Mr. Speaker, I find Bill C-293 both puzzling and troubling. Contrary to what the previous member suggested, the bill does not right a wrong. If enacted, it will pave the way potentially for far greater wrongs. I need only quote from the renowned Justice Louise Arbour, who said, in dealing with previous concerns regarding the treatment of prisoners:
One must resist the temptation to trivialize the infringement of prisoners' rights as either an insignificant infringement of rights, or as an infringement of the rights of people who do not deserve any better. When a right has been granted by law, it is no less important that such right be respected because the person entitled to it is a prisoner.
One would presume that these amendments came forward in response to the recommendations of the federal Correctional Investigator. The federal Correctional Investigator came forward with strong recommendations as a result of the very tragic case of Ashley Smith.
What were the facts in the case of Ashley Smith? Fourteen-year-old Ashley Smith was put in prison because she threw crab apples at a postman and she was shunted from institution to institution. Because it appeared she was under stress and had some mental health problems, she was violating certain rules in the prison. As a result, she went from solitary confinement, then to prison and to another prison. In the end, the sad case of Ashley Smith was that the prison officer sat and watched her die from self-strangulation. As a result of the tragic death of this young women and the failure of the prison guards to protect her interests, there were a number of investigations.
One of the investigations was by the federal Correctional Investigator. One thing he found was that her final grievance remained in the prison grievance box two and a half months after her death. Today we hear that there are inappropriate administrative duties on prison officers. There actually are corrections officer rules that require that box be emptied every day.
What was the nature of Ashley's complaints filed as grievances? The Correctional Investigator quoted a number of them, which I do not have time to go into. However, in his report the investigator found that there was improper designation of her grievances. They were found to be insignificant when he found that they were in fact serious. There was a failure to provide written responses as required by the prison directives. There was a failure to discuss her complaints with her and the responses were prepared well after she was transferred to other institutions. All of her complaints were responded to in an inappropriate way and not compliant with corrections policy.
Despite the heightened duty of vigilance due to her condition of confinement, there was a failure to observe her basic human rights. This was a tragic and avoidable death and the investigator made a number of recommendations. He recommended, contrary to what the hon. member has tabled, the following:
I recommend that all grievances related to the conditions of confinement or treatment in segregation be referred as a priority to the institutional head and be immediately addressed.
I recommend, once again, that the Correctional Service immediately commission an external review of its operations and policies in the area of inmate grievances to ensure fair and expeditious resolution of offenders' complaints and grievances at all levels of the process.
What do we find in the bill here? How does this bill respond to what the Correctional Investigator found? He found that corrections institutions were failing immeasurably in honouring the basic right of considering the grievances. This bill has the opposite effect.

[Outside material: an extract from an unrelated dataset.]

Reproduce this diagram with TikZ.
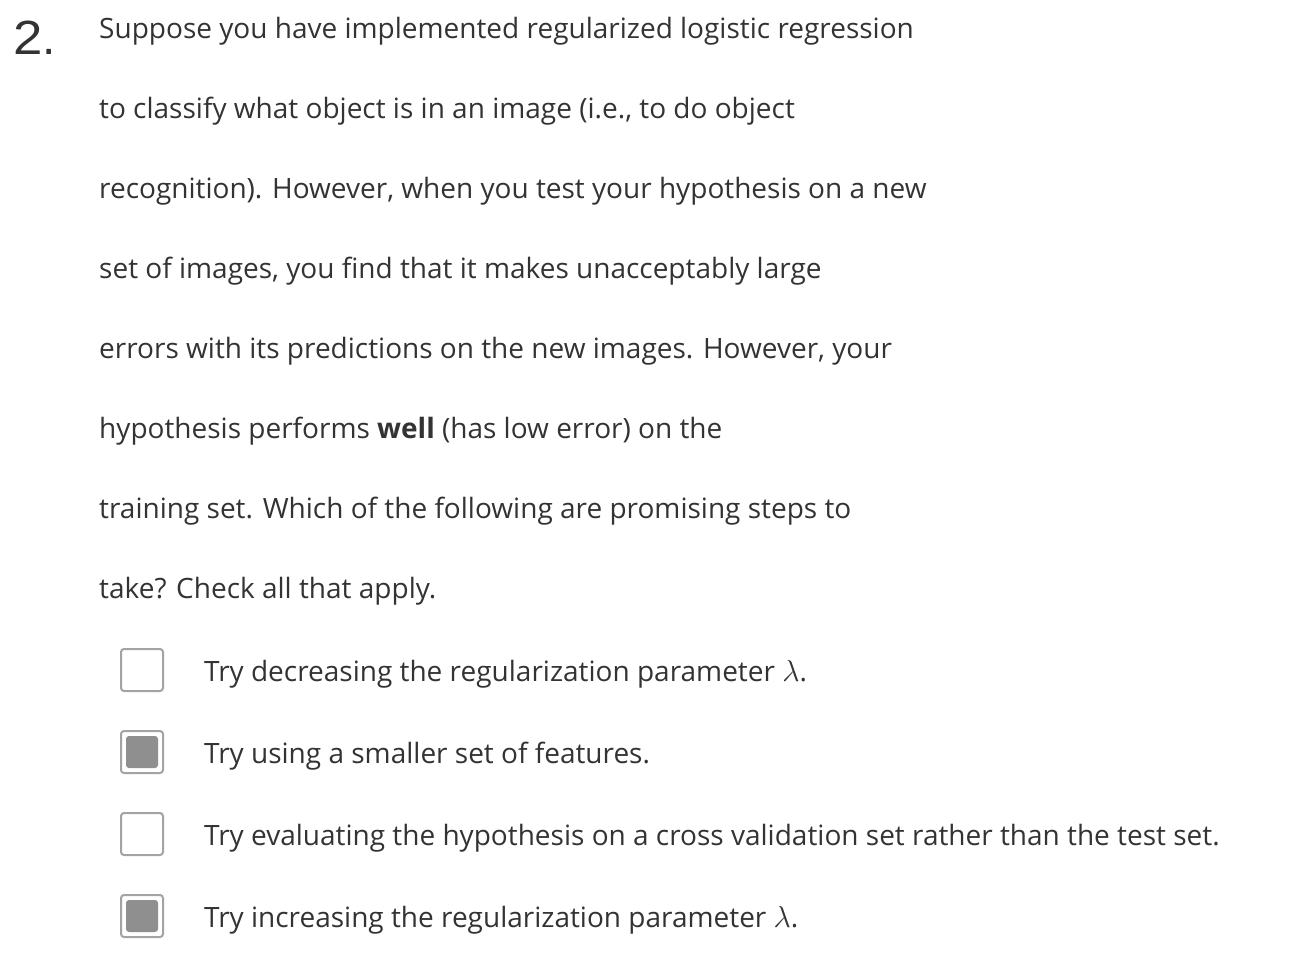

This bill, contrary to due process, gives complete discretion to the regional deputy commissioner or the commissioner or any delegate. In other words, it could be totally within the discretion of any corrections officer to designate somebody as a vexatious prisoner. There are no criteria, there is no process, and in fact the commissioner, or the person making the designation, does not even have to inform the prisoner in writing until after the designation is made.

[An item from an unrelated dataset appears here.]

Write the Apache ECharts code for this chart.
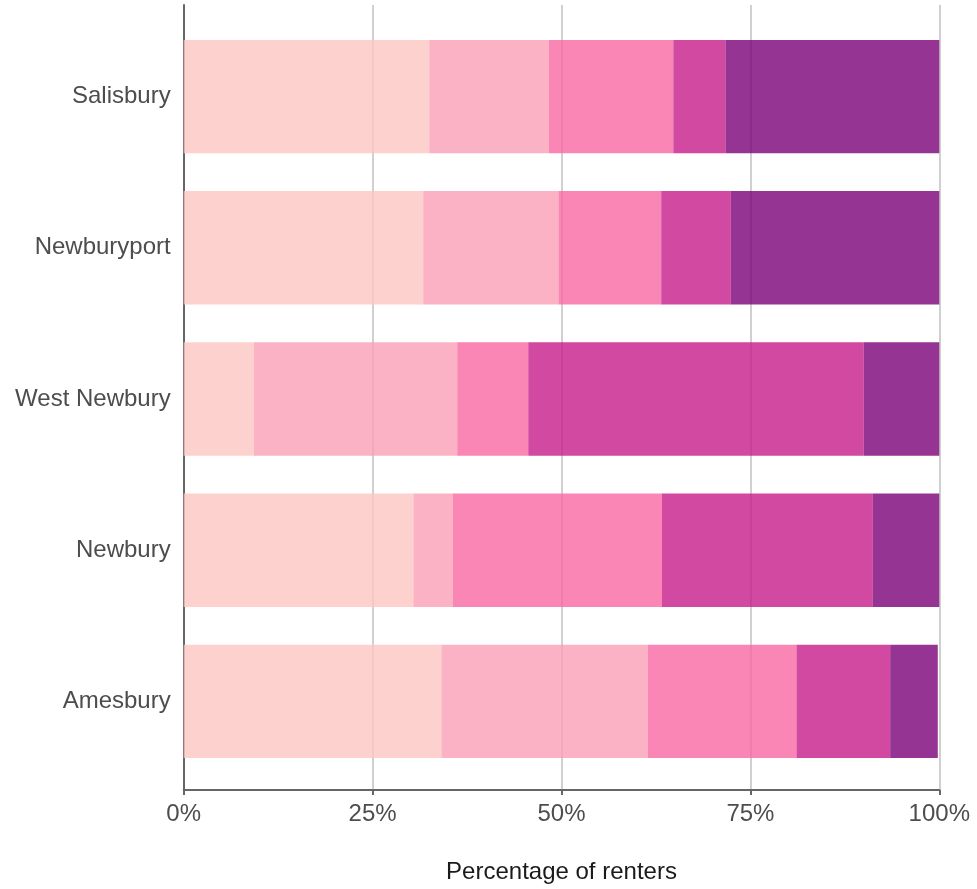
<!DOCTYPE html>
<html>
<head>
<meta charset="utf-8">
<style>
  html, body { margin: 0; padding: 0; background: #ffffff; }
  #chart { width: 977px; height: 889px; }
</style>
<script src="https://cdn.jsdelivr.net/npm/echarts@6/dist/echarts.min.js"></script>
</head>
<body>
<div id="chart"></div>
<script>
// Categories (top to bottom)
const categories = ['Salisbury', 'Newburyport', 'West Newbury', 'Newbury', 'Amesbury'];

// Stacked segment shares (% of renters), left to right
const segment1 = [32.5, 31.7, 9.3, 30.4, 34.1];
const segment2 = [15.8, 17.9, 26.9, 5.2, 27.3];
const segment3 = [16.5, 13.6, 9.4, 27.7, 19.7];
const segment4 = [6.9, 9.2, 44.4, 27.9, 12.4];
const segment5 = [28.3, 27.6, 10.0, 8.8, 6.3];

const segmentNames = ['Segment 1', 'Segment 2', 'Segment 3', 'Segment 4', 'Segment 5'];
const segmentColors = ['#fcc5c0', '#fa9fb5', '#f768a1', '#c51b8a', '#7a0177'];
const tickLabels = ['0%', '25%', '50%', '75%', '100%'];
const axisTitle = 'Percentage of renters';

const segments = [segment1, segment2, segment3, segment4, segment5];
const FONT = '"Liberation Sans", Arial, Helvetica, sans-serif';

const chart = echarts.init(document.getElementById('chart'), null, { renderer: 'canvas' });

const option = {
  animation: false,
  backgroundColor: '#ffffff',
  grid: [
    { left: 183.7, right: 37.7, top: 21, height: 756, containLabel: false },
    { left: 183.7, right: 37.7, top: 5, bottom: 98, containLabel: false }
  ],
  xAxis: [
    {
      gridIndex: 0, type: 'value', min: 0, max: 100, interval: 25,
      show: false
    },
    {
      gridIndex: 1, type: 'value', min: 0, max: 100, interval: 25,
      axisLine: { show: true, onZero: false, lineStyle: { color: '#666666', width: 2 } },
      axisTick: { show: true, length: 5, lineStyle: { color: '#666666', width: 2 } },
      axisLabel: {
        show: true, margin: 12, fontSize: 24, color: '#4d4d4d', fontFamily: FONT,
        formatter: function (v) { return tickLabels[Math.round(v / 25)]; }
      },
      splitLine: { show: true, lineStyle: { color: '#d0d0d0', width: 2 } },
      name: axisTitle,
      nameLocation: 'middle',
      nameGap: 70,
      nameTextStyle: { fontSize: 24, color: '#1a1a1a', fontFamily: FONT }
    }
  ],
  yAxis: [
    {
      gridIndex: 0, type: 'category', data: categories, inverse: true,
      axisLine: { show: false }, axisTick: { show: false },
      axisLabel: { show: true, margin: 13, fontSize: 24, color: '#4d4d4d', fontFamily: FONT, padding: [4, 0, 0, 0] },
      splitLine: { show: false }
    },
    {
      gridIndex: 1, type: 'value', min: 0, max: 1,
      axisLine: { show: true, onZero: false, lineStyle: { color: '#666666', width: 2 } },
      axisTick: { show: false }, axisLabel: { show: false }, splitLine: { show: false }
    }
  ],
  series: segments.map(function (vals, i) {
    return {
      name: segmentNames[i],
      type: 'bar',
      stack: 'total',
      xAxisIndex: 0,
      yAxisIndex: 0,
      data: vals,
      barCategoryGap: '25%',
      itemStyle: { color: segmentColors[i], opacity: 0.8 },
      emphasis: { disabled: true }
    };
  })
};

chart.setOption(option);
</script>
</body>
</html>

There is some reference to having a conversation with the prisoner about the process. This is a complete violation of due process. We live in a country of due process. That is how we are made. That is why we are honoured to be a member of the United Nations: we operate by the rule of law and due process. That means we follow basic principles.
This bill violates all of those principles.
Then the prisoner is going to be denied, potentially for a whole year, even the opportunity to raise any kind of grievance. Again, let us remember that we are including the rising numbers of prisoners who are suffering from mental health issues, as documented by the corrections investigator and a number of officials. As a result, there is a high probability that in this process, anybody in the prison could designate somebody with a significant mental health issue, and they will be silenced.
What is the solution? What is the redress for this prisoner? Well, the prisoner can go to court--this from the very government that criticizes us all the time over the possibility that we might table bills that might be litigious. This is the very government that castigated me for daring to table an environmental bill of rights that would simply have allowed Canadians the right to go to court if the government failed to be transparent, open and participatory.
As for the right to go to court, these are prisoners who have been denied the ability to even file a grievance, and we are supposed to believe that they are going to be given access to the courts. As my colleague on this side of the House suggested after the bill was first presented, why is there not a more reasonable mechanism? Why is there not an independent mediator within the prison system, who could come in the same way that many independent people do to make sure prisoners are being treated appropriately? Why not consider some other kind of mechanism?
I hope the member who tabled this bill will give serious consideration, if her bill proceeds, to sending it to committee to be measurably amended, so that at least the government, if it sides with this bill, will show that it is siding with due process of law and human rights.